The letter contains the tacit premise that the president’s repeated criticism of the electronic voting machines is premeditated: they build the pretext for him to contest the election result, mobilize the Bolsonaristas and apply the coup, in case of defeat. It rules out the hypothesis that the president truly mistrusts the inviolability of the ballot boxes and the process of counting and totaling, or wants to mitigate this risk. There seems to be a belief among the signatories that the fairness is 100%, with no possibility of malicious attack, fraud or error. Anyone who does not agree with the 100% fairness, without risks, of the upcoming elections is taken for a coup, enemy of democracy.

Among staunch opponents, the accusation of an imminent coup d’etat has been recurrent since 2018. Apparently his narrative is gaining traction. In the United States, it was no different with Trump, still accused by the left of having attempted a coup. The word coup, so abused, lost much of its meaning. Coup came to encompass not only acts against the Constitution, but hyperbolic speeches, blunders and even speculation about the future.
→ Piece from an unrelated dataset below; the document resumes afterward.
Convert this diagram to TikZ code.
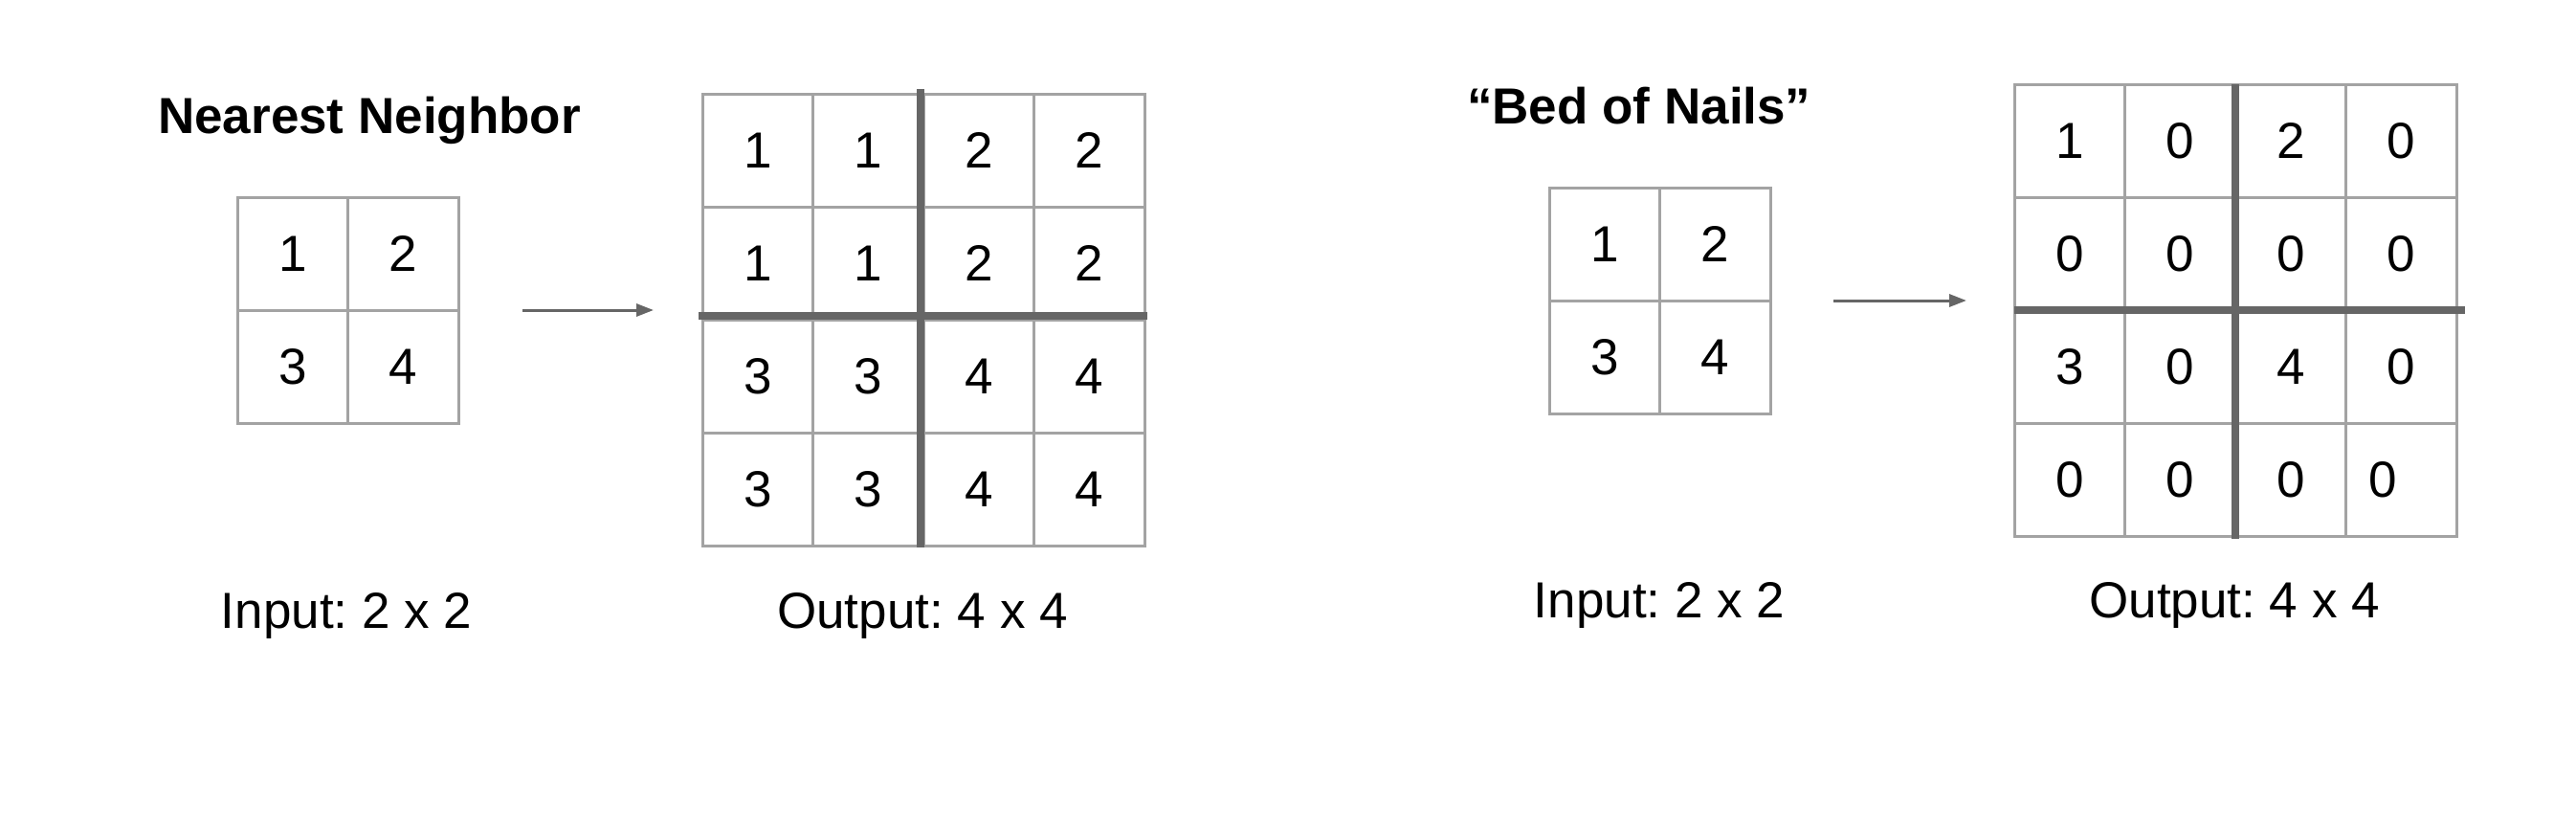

The defense of democracy, that is, of our institutions and the Federal Constitution (denied by the PT in 1988), requires us to be more comprehensive.

The threat also comes, for example, from those who propose external control of judges and the Judiciary for partisan interests or change of rules in the STF, such as increasing the number of ministers. It comes from those who propose to establish councils and committees to manage society, supplanting constitutional institutions. It comes from those who propose to control the media or persecute journalists. It comes from those who apply prior censorship and arrest citizens and even representatives of the people based on speeches considered unacceptable.

It comes from those who propose a society based on equality of results, supplanting free association. It comes from those who have a history of buying the votes of representatives of the people and breaking tax laws for electoral benefit. It comes from those who use public money to finance governments of ideologically aligned countries, in favor of a supra-alliance of mutual protection for perpetuation in power. It comes from those who support Maduro and Castros, considered “democratic”, and who blame the opposition for having become the poorest country in the Americas. It comes from those who apply systemic corruption as a government program.

In fact, the memory of the Brazilian is short. The perception of democratic danger in the current government overshadows the demonstrably arbitrary character of the group that wants to return.

Our political practice in recent times has been based on the stigmatization of the opponent as an enemy of the country. The letter does not escape this zeitgeist either; in fact, it accentuates it.

Hard times. As the Baron of Mauá said about the War in Paraguay: “This damned war will be the ruin of the victor and the destruction of the vanquished.”